Source code of charts:
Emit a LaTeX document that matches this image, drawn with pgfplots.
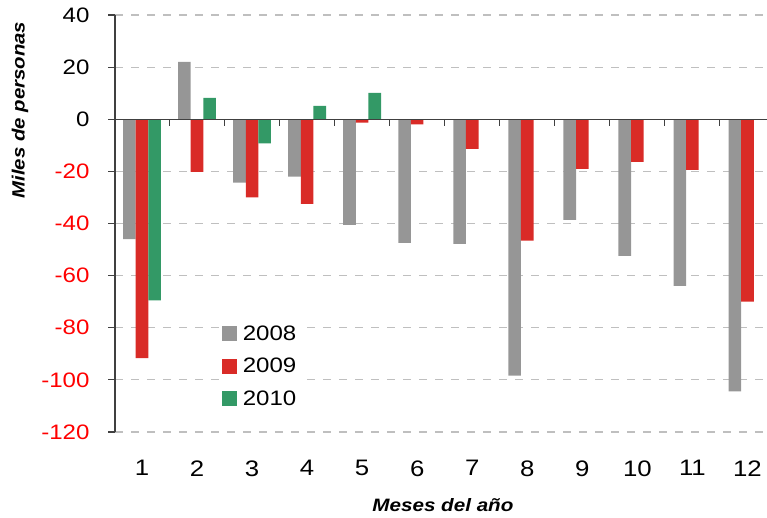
\documentclass[border=0pt]{standalone}
\usepackage{fontspec}
\setmainfont[FakeStretch=1.15]{Liberation Sans}
\usepackage{pgfplots}
\pgfplotsset{compat=1.18}
\definecolor{cgray}{HTML}{969696}
\definecolor{cred}{HTML}{D92B27}
\definecolor{cgreen}{HTML}{339966}
\definecolor{grid}{HTML}{C8C8C8}
\definecolor{axline}{HTML}{404040}
\begin{document}
\begin{tikzpicture}
\begin{axis}[
  at={(115bp,86bp)}, anchor=south west,
  scale only axis, width=652bp, height=417bp,
  xmin=0.51, xmax=12.355, ymin=-120, ymax=40,
  ybar=0pt, bar width=0.229,
  /pgf/number format/assume math mode=true,
  axis x line*=bottom, axis y line*=left,
  x axis line style={draw=none},
  y axis line style={axline, line width=1.1bp},
  xtick={1,...,12},
  xtick style={draw=none},
  xticklabel style={font=\fontsize{22.5}{27}\selectfont, yshift=-18bp},
  ytick={-120,-100,...,40},
  yticklabels={{\color{red}-120},{\color{red}-100},{\color{red}-80},{\color{red}-60},{\color{red}-40},{\color{red}-20},0,20,40},
  yticklabel style={font=\fontsize{21}{25}\selectfont, anchor=east, xshift=-15bp},
  ytick style={axline, line width=1.1bp},
  tick align=outside, major tick length=7bp,
  xmajorgrids=false, ymajorgrids=true,
  grid style={grid, line width=1.1bp, dash pattern=on 8bp off 8bp},
  clip=false,
  ylabel={Miles de personas},
  ylabel style={at={(rel axis cs:-0.1457,0.772)}, anchor=center, font=\fontsize{17.8}{21}\selectfont\bfseries\itshape},
  xlabel={Meses del año},
  xlabel style={at={(rel axis cs:0.503,-0.175)}, anchor=center, font=\fontsize{18}{22}\selectfont\bfseries\itshape},
  legend style={at={(rel axis cs:0.159,0.268)}, anchor=north west, draw=none, fill=white,
    font=\fontsize{21}{25}\selectfont, row sep=12.5bp, inner sep=3bp,
    /tikz/every odd column/.append style={column sep=4bp}},
  legend cell align=left,
  legend image code/.code={\fill[#1] (0bp,-7.5bp) rectangle (15bp,7.5bp);},
]
\addplot[fill=cgray, draw=none] coordinates {(1,-46) (2,22) (3,-24.3) (4,-22) (5,-40.5) (6,-47.4) (7,-47.8) (8,-98.4) (9,-38.6) (10,-52.4) (11,-63.9) (12,-104.4)};
\addplot[fill=cred, draw=none] coordinates {(1,-91.7) (2,-20.2) (3,-30) (4,-32.5) (5,-1.3) (6,-2) (7,-11.4) (8,-46.6) (9,-19) (10,-16.4) (11,-19.4) (12,-70)};
\addplot[fill=cgreen, draw=none] coordinates {(1,-69.5) (2,8.2) (3,-9.3) (4,5.1) (5,10.1)};
\legend{2008,2009,2010}
\draw[axline, line width=1.3bp] (axis cs:0.51,0) -- (axis cs:12.355,0);
\pgfplotsinvokeforeach{1.5,2.5,3.5,4.5,5.5,6.5,7.5,8.5,9.5,10.5,11.5}{
  \draw[axline, line width=1.1bp] (axis cs:#1,0) -- ([yshift=-7bp]axis cs:#1,0);
}
\end{axis}
\pgfresetboundingbox
\path[use as bounding box] (0,0) rectangle (767bp,518bp);
\end{tikzpicture}
\end{document}
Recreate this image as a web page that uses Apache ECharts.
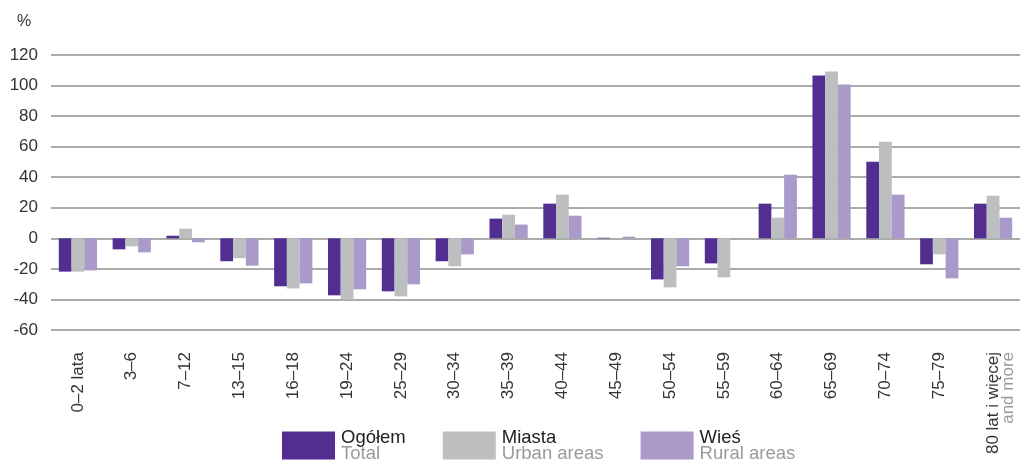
<!DOCTYPE html>
<html>
<head>
<meta charset="utf-8">
<script src="https://cdn.jsdelivr.net/npm/echarts@6/dist/echarts.min.js"></script>
<style>
  html, body { margin: 0; padding: 0; background: #fff; }
  #main { width: 1026px; height: 464px; }
</style>
</head>
<body>
<div id="main"></div>
<script>
var chart = echarts.init(document.getElementById('main'));

// age groups (x axis)
var ageGroups = ['0–2 lata', '3–6', '7–12', '13–15', '16–18', '19–24', '25–29', '30–34', '35–39',
  '40–44', '45–49', '50–54', '55–59', '60–64', '65–69', '70–74', '75–79', '80 lat i więcej'];

// series values, %
var total = [-21.8, -7.2, 1.7, -15, -31.4, -37.3, -34.7, -15, 12.9, 22.7, 0.4, -26.9, -16.4, 22.7, 106.6, 50.2, -17, 22.7];
var urban = [-21.8, -5.2, 6.3, -13, -32.8, -40, -38, -18.3, 15.5, 28.6, 0, -32.1, -25.5, 13.5, 109.2, 63.3, -10.5, 27.9];
var rural = [-21, -9.2, -2.6, -17.9, -29.5, -33.4, -30.1, -10.5, 9, 14.8, 1.1, -18.3, null, 41.7, 100.7, 28.6, -26.2, 13.5];

var seriesNames = ['Ogółem', 'Miasta', 'Wieś'];
var seriesNamesEn = ['Total', 'Urban areas', 'Rural areas'];
var colors = ['#522E91', '#BDBEC0', '#A99AC9'];

function makeBar(i, values) {
  return {
    name: seriesNames[i],
    type: 'bar',
    data: values,
    barGap: '0%',
    barCategoryGap: '29%',
    itemStyle: { color: colors[i] }
  };
}

var option = {
  animation: false,
  textStyle: { fontFamily: 'Liberation Sans, Arial, sans-serif' },
  title: {
    text: '%',
    left: 12,
    top: 9,
    textStyle: { fontSize: 16, fontWeight: 'normal', color: '#333' }
  },
  grid: { left: 51, right: 6, top: 55, bottom: 134, containLabel: false },
  legend: {
    left: 277,
    top: 423,
    itemWidth: 53,
    itemHeight: 28,
    itemGap: 37,
    icon: 'rect',
    selectedMode: false,
    data: seriesNames,
    formatter: function (name) {
      var i = seriesNames.indexOf(name);
      return '{a|' + name + '}\n{b|' + seriesNamesEn[i] + '}';
    },
    textStyle: {
      padding: [0, 0, 0, 1],
      rich: {
        a: { fontFamily: 'Liberation Sans Narrow, Arial Narrow, sans-serif', fontSize: 18.5, color: '#222', lineHeight: 16 },
        b: { fontFamily: 'Liberation Sans Narrow, Arial Narrow, sans-serif', fontSize: 18.5, color: '#9a9a9a', lineHeight: 16 }
      }
    }
  },
  xAxis: {
    type: 'category',
    data: ageGroups,
    axisLine: { show: false, onZero: false },
    axisTick: { show: false },
    axisLabel: {
      rotate: 90,
      margin: 22,
      interval: 0,
      fontSize: 17,
      color: '#333',
      formatter: function (v) {
        // leading empty line nudges the two-line label to the right of the tick
        if (v === '80 lat i więcej') return '{e| }\n{m|' + v + '}\n{g|and more}';
        return v;
      },
      rich: {
        e: { fontSize: 10, lineHeight: 15 },
        m: { fontSize: 17, color: '#333', lineHeight: 15 },
        g: { fontSize: 17, color: '#9a9a9a', lineHeight: 15 }
      }
    }
  },
  yAxis: {
    type: 'value',
    min: -60,
    max: 120,
    interval: 20,
    axisLine: { show: false },
    axisTick: { show: false },
    axisLabel: { fontSize: 17, color: '#333', margin: 13 },
    splitLine: { lineStyle: { color: '#8f8f8f', width: 1.5 } }
  },
  series: [makeBar(0, total), makeBar(1, urban), makeBar(2, rural)]
};

chart.setOption(option);
</script>
</body>
</html>
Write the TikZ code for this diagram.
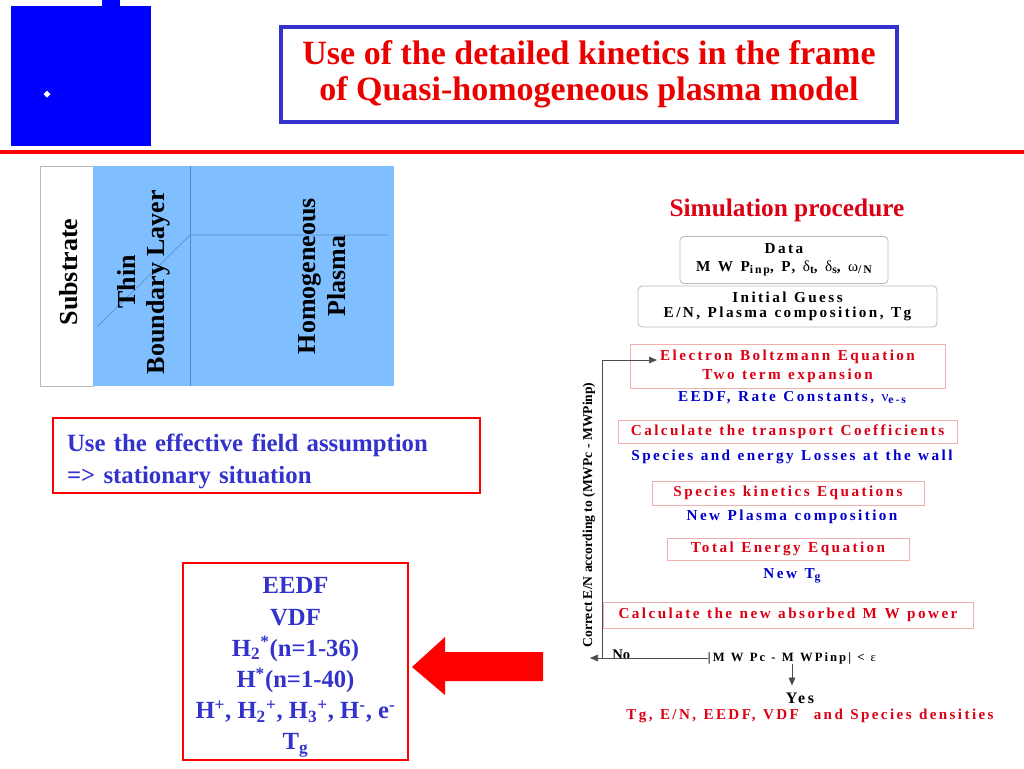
\documentclass[tikz,border=0pt]{standalone}
\usepackage{fontspec}
\setmainfont{Liberation Serif}
\newfontfamily\spacedfont[LetterSpace=16,WordSpace=1.2]{Liberation Serif}
\usetikzlibrary{arrows.meta}
\newcommand\pxu{0.75pt}
\newcommand\sublow[1]{\raisebox{-0.15em}{\fontsize{8.8}{9}\selectfont #1}}
\definecolor{slideblue}{RGB}{0,0,255}
\definecolor{frameblue}{RGB}{51,51,204}
\definecolor{titlered}{RGB}{235,0,0}
\definecolor{textblue}{RGB}{51,51,204}
\definecolor{flowred}{RGB}{220,0,20}
\definecolor{flowblue}{RGB}{0,0,204}
\definecolor{boxpink}{RGB}{240,175,175}
\definecolor{boxgrey}{RGB}{185,185,185}
\definecolor{plasmablue}{RGB}{128,191,255}
\definecolor{plasmaline}{RGB}{80,135,210}
\tikzset{
  flowbox/.style={draw=boxpink, line width=0.6pt, inner sep=0pt, align=center,
    text=flowred, font=\spacedfont\bfseries\fontsize{11.4}{14.25}\selectfont},
  databox/.style={draw=boxgrey, rounded corners=3pt, line width=0.6pt, inner sep=0pt,
    align=center, font=\spacedfont\bfseries\fontsize{11.4}{13.5}\selectfont},
  flowtext/.style={anchor=base, inner sep=0pt, text=flowblue,
    font=\spacedfont\bfseries\fontsize{11.4}{12}\selectfont},
  flowarr/.style={draw=black!70, line width=0.5pt, -{Triangle[length=6pt,width=5pt]}},
  sidelabel/.style={rotate=90, align=center, font=\bfseries\fontsize{19.5}{22}\selectfont},
  redframe/.style={draw=red, line width=2.2pt, inner sep=0pt},
}
\begin{document}
\begin{tikzpicture}[x=0.75pt, y=-0.75pt]
  \useasboundingbox (0,0) rectangle (1024,768);
  % slide decoration
  \fill[slideblue] (11,6) rectangle (151,146);
  \fill[slideblue] (102,0) rectangle (120,6);
  \fill[white] (47,90.5) -- (50.5,94) -- (47,97.5) -- (43.5,94) -- cycle;
  \draw[red, line width=3pt] (0,152) -- (1024,152);
  \node[draw=frameblue, line width=2.3pt, minimum width=616*\pxu, minimum height=95*\pxu,
    inner sep=0pt, align=center, text=titlered, font=\bfseries\fontsize{25.5}{27}\selectfont]
    (title) at (589,74.5) {Use of the detailed kinetics in the frame\\of Quasi-homogeneous plasma model};

  % reactor layers
  \draw[boxgrey, line width=0.6pt] (40,166) rectangle (93,386);
  \fill[plasmablue] (93,166) rectangle (394,386);
  \draw[plasmaline] (190,166) -- (190,386);
  \draw[plasmaline] (97,327) -- (190,235) -- (388,235);
  \node[sidelabel] (substrate) at (69,272) {Substrate};
  \node[sidelabel] (layer) at (144,282) {Thin\\Boundary Layer};
  \node[sidelabel] (plasma) at (322,276) {Homogeneous\\Plasma};

  \node[redframe, minimum width=427*\pxu, minimum height=75*\pxu] (fieldbox) at (266.5,455.5) {};
  \node[inner sep=0pt, text width=399*\pxu, align=left, text=textblue,
    font=\bfseries\fontsize{18.6}{24}\selectfont]
    (field) at (266.5,461) {Use the effective field assumption\\=> stationary situation};

  \node[redframe, minimum width=225*\pxu, minimum height=197*\pxu] (speciesbox) at (295.5,661.5) {};
  \node[inner sep=0pt, align=center, text=textblue, font=\bfseries\fontsize{18.5}{23.4}\selectfont]
    (species) at (295.5,667.5)
    {EEDF\\VDF\\H\textsubscript{2}\textsuperscript{*}(n=1-36)\\H\textsuperscript{*}(n=1-40)\\
     H\textsuperscript{+}, H\textsubscript{2}\textsuperscript{+}, H\textsubscript{3}\textsuperscript{+}, H\textsuperscript{-}, e\textsuperscript{-}\\T\textsubscript{g}};
  \fill[red] (543,652) -- (445,652) -- (445,637) -- (412,667) -- (445,695) -- (445,681) -- (543,681) -- cycle;

  % simulation procedure
  \node[text=flowred, font=\bfseries\fontsize{19}{21}\selectfont] (simproc) at (787,210) {Simulation procedure};
  \node[databox, minimum width=208*\pxu, minimum height=47*\pxu] (data) at (784,260)
    {Data\\M W P\sublow{inp}, P, {\mdseries δ}\sublow{t}, {\mdseries δ}\sublow{s}, {\mdseries ω}\sublow{/N}};
  \node[databox, minimum width=299*\pxu, minimum height=41*\pxu, font=\spacedfont\bfseries\fontsize{11.4}{11.8}\selectfont]
    (guess) at (787.5,306.5) {Initial Guess\\E/N, Plasma composition, Tg};
  \node[flowbox, minimum width=315*\pxu, minimum height=44*\pxu] (boltz) at (787.5,366)
    {Electron Boltzmann Equation\\Two term expansion};
  \node[flowtext] (rates) at (792,401) {EEDF, Rate Constants, {\mdseries ν}\sublow{e-s}};
  \node[flowbox, minimum width=339*\pxu, minimum height=23*\pxu] (transp) at (787.5,431.5)
    {Calculate the transport Coefficients};
  \node[flowtext] (losses) at (792,460) {Species and energy Losses at the wall};
  \node[flowbox, minimum width=272*\pxu, minimum height=24*\pxu] (kinet) at (788,493)
    {Species kinetics Equations};
  \node[flowtext] (compo) at (792,520) {New Plasma composition};
  \node[flowbox, minimum width=242*\pxu, minimum height=22*\pxu] (energy) at (788,549)
    {Total Energy Equation};
  \node[flowtext] (newtg) at (792,578) {New T\sublow{g}};
  \node[flowbox, minimum width=370*\pxu, minimum height=26*\pxu] (power) at (788,615)
    {Calculate the new absorbed M W power};
  \node[anchor=base, inner sep=0pt, font=\spacedfont\bfseries\fontsize{9.5}{11}\selectfont]
    (cond) at (792,661) {|M W Pc - M WPinp| < {\mdseries ε}};
  \node[anchor=base west, inner sep=0pt, font=\bfseries\fontsize{11}{12}\selectfont] (no) at (612,659) {No};
  \node[anchor=base, inner sep=0pt, font=\spacedfont\bfseries\fontsize{12}{14}\selectfont] (yes) at (800,703) {Yes};
  \node[anchor=base, inner sep=0pt, text=flowred, font=\spacedfont\bfseries\fontsize{11.3}{13}\selectfont]
    (final) at (810,719) {Tg, E/N, EEDF, VDF\ \ and Species densities};
  \node[rotate=90, font=\bfseries\fontsize{10.2}{12}\selectfont] (correct) at (589,515)
    {Correct E/N according to (MWPc - MWPinp)};

  % feedback loop
  \coordinate (noend) at (590,657);
  \coordinate (loopin) at (657,360);
  \draw[flowarr] (cond.west) -- (cond.west -| noend);
  \draw[flowarr] (cond.west -| power.west) |- (loopin);
  \draw[flowarr, shorten >=5pt] (cond.south) -- (cond.south |- yes.north);
\end{tikzpicture}
\end{document}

§ TASK GOAL
From the records given above, copy all lines containing "this".

§ REPLY
Emit a LaTeX document that matches this image, drawn with pgfplots.
Recreate this image as a web page that uses Apache ECharts.
Write the TikZ code for this diagram.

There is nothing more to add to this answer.